このときに使う乱数の幅を変えることによりシミュレーションの性質を変化させることが出来ます。

あと、序盤で香を上げる手とか、角を4段目以上に移動させる手とか、金を角の移動範囲に移動させる手とか、その手の、まあそんな手指さないだろうというような手は適当に減点させることにより、シミュレーションの精度を上げることが出来ます。

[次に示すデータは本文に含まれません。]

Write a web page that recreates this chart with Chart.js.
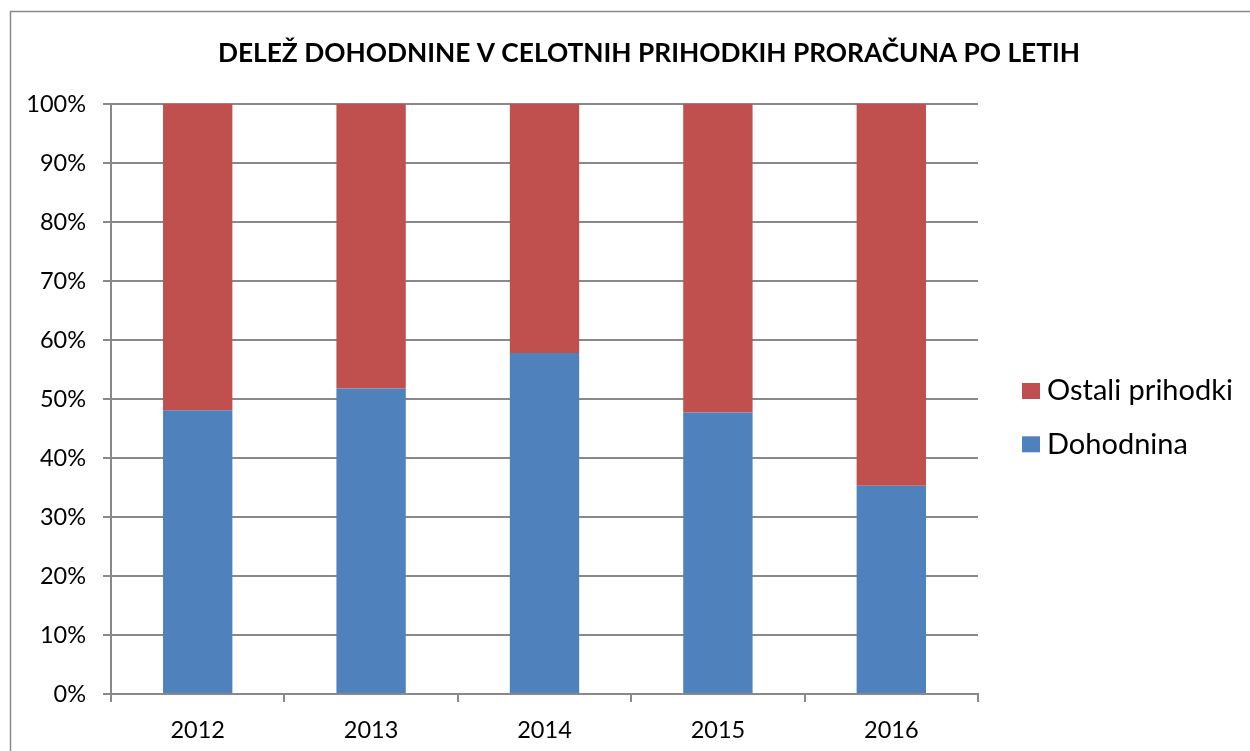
<!DOCTYPE html>
<html>
<head>
<meta charset="utf-8">
<script src="https://cdn.jsdelivr.net/npm/chart.js@4.4.1/dist/chart.umd.min.js"></script>
<style>
  body { margin: 0; background: #fff; overflow: hidden; }
  canvas { display: block; }
</style>
</head>
<body>
<canvas id="chart" width="1250" height="751"></canvas>
<script>
const chartTitle = 'DELEŽ DOHODNINE V CELOTNIH PRIHODKIH PRORAČUNA PO LETIH';
const years = ['2012', '2013', '2014', '2015', '2016'];
const dohodnina = [48.1, 51.8, 57.8, 47.7, 35.3];
const ostali = [51.9, 48.2, 42.2, 52.3, 64.7];
const seriesNames = ['Dohodnina', 'Ostali prihodki'];
const seriesColors = ['#4F81BD', '#C0504D'];

const gridGrey = '#898989';
const font = 'Lato';

// outer frame like the Excel chart border
const frame = {
  id: 'frame',
  beforeDraw(chart) {
    const ctx = chart.ctx;
    ctx.save();
    ctx.strokeStyle = gridGrey;
    ctx.lineWidth = 1.5;
    ctx.strokeRect(10.5, 11.5, 1300, 800);
    ctx.restore();
  }
};

// title is centred on the frame, not the plot, so draw it ourselves
const titleText = {
  id: 'titleText',
  afterDraw(chart) {
    const ctx = chart.ctx;
    ctx.save();
    ctx.font = 'bold 26.3px ' + font;
    ctx.fillStyle = '#000';
    ctx.textAlign = 'center';
    ctx.textBaseline = 'middle';
    ctx.fillText(chartTitle, 649, 54);
    ctx.restore();
  }
};

// legend on the right, top series first
const sideLegend = {
  id: 'sideLegend',
  afterDraw(chart) {
    const ctx = chart.ctx;
    const sets = chart.data.datasets.slice().reverse();
    ctx.save();
    ctx.font = '29px ' + font;
    ctx.textBaseline = 'middle';
    sets.forEach((ds, i) => {
      const top = 383 + i * 53.3;
      ctx.fillStyle = ds.backgroundColor;
      ctx.fillRect(1022, top, 18, 16);
      ctx.fillStyle = '#000';
      ctx.fillText(ds.label, 1047, top + 8);
    });
    ctx.restore();
  }
};

new Chart(document.getElementById('chart'), {
  type: 'bar',
  data: {
    labels: years,
    datasets: [
      { label: seriesNames[0], data: dohodnina, backgroundColor: seriesColors[0] },
      { label: seriesNames[1], data: ostali, backgroundColor: seriesColors[1] }
    ]
  },
  options: {
    responsive: false,
    animation: false,
    categoryPercentage: 1,
    barPercentage: 0.4,
    layout: { padding: { top: 104, right: 272, left: 0, bottom: 0 } },
    plugins: {
      legend: { display: false },
      title: { display: false },
      tooltip: { enabled: false }
    },
    scales: {
      x: {
        stacked: true,
        afterFit(scale) { scale.height = 57; },
        grid: { drawOnChartArea: false, drawTicks: true, tickLength: 8, color: gridGrey, lineWidth: 2 },
        border: { color: gridGrey, width: 2 },
        ticks: { color: '#000', padding: 14, font: { family: font, size: 23.5 } }
      },
      y: {
        stacked: true,
        min: 0,
        max: 100,
        afterFit(scale) { scale.width = 111; },
        grid: { color: gridGrey, lineWidth: 2, tickLength: 8 },
        border: { color: gridGrey, width: 2 },
        ticks: {
          stepSize: 10,
          color: '#000',
          padding: 17,
          font: { family: font, size: 23.5 },
          callback: v => v + '%'
        }
      }
    }
  },
  plugins: [frame, titleText, sideLegend]
});
</script>
</body>
</html>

その昔、谷川先生と羽生さんのタイトル戦で盤上で駒が前進(敵陣に向かう)しなかった指し手がない対局があったと思いますが、結局、短手数でplayoutに持って行こうと思えば、駒を前進させてぶつけあって、それで決着をつけるのがそこそこ良いシミュレーションなのかなぁと思います。

ちょっと2日ほどお休みします

せっかくやる気満々(←死語)になっていたのに、急ぎの仕事が入ってきてしまいました。
だ、誰ですか。「ひよこさん、仕事してはったんですか…」とか言っているのは。


それからですね。ひよこカルロ将棋は日々バージョンアップをしてfloodgateに投入しているわけですが、あまりに早く引き上げるので「本当は強くなってないんじゃないの?」とか周囲から思われているわけですが、その点に関しましては私も少し不安ではあります。

またコメント欄でれさぴょん常駐の人さんから

floodgateのレーティングは、最初にやや高めについて、そのあと徐々に本来の点数に落ち着く傾向があります。なので、もう少し長く走らせないと本当の点数はわからないんじゃないかな。

と言われております。


私も本当は100戦ぐらいしたかったのですが、50時間かかることになり、丸二日です。しかもその大半がpishogiです。いい加減、pishogiは勘弁していただきたいものがあります。


ともかく、ひよこカルロ将棋v0.18は、これを機にfloodgateでこのまま100試合走らせてみようと思います。いまfloodgateに投入しているのは公開しているひよこカルロ将棋v0.18と全く同じものです。

これでR1800を超えるようであれば、ひよこカルロ将棋は本物です。R1500ぐらいだったなら、「やっぱり強くなってなかったじゃん」と罵っていただいて結構です。R1700ぐらいだったら…「まあ、よく頑張ったよね」と。それくらいの評価をお願いしたい次第です。

ようやくBlunderの背中が見えてきました

hiyoko_carlo_v0.18_1c vs. BlunderXX-r3851_4c (2011-11-03 17:30)
http://wdoor.c.u-tokyo.ac.jp/shogi/view/2011/11/03/wdoor+floodgate-900-0+hiyoko_carlo_v0.18_1c+BlunderXX-r3851_4c+20111103173002.csa

序盤でBlunderのミスを突いて、早々に優勢になったのですが、ひよこカルロ将棋が手堅く指せずに攻めを繋がれてしまって逆転負け。

もう少し50手目付近のiterationさえ回っていればこれは完封できていたように思います。

つまり、Blunderはひよこカルロ将棋の高速化・並列化によって十分手の届く圏内ではないかと思います。

世間では「ひよこカルロ将棋は駒得のみの評価関数だから評価関数のおかしなソフトにしか勝てない」と言われたりしておりますが、今年の世界コンピュータ将棋選手権で7位に入ったBlunder(C#で書かれています)をさらに高速化のためにC++で書きなおしたBlunderXX-r3851_4cは「評価関数のおかしなソフト」ではないと思うのですよ。

つまり、ひよこカルロ将棋はnpsさえ上がれば、上位のソフトにも十分太刀打ちできるのではないかと私は思っています。いや、その肝心のnpsがそろそろ頭打になりつつあるのですが。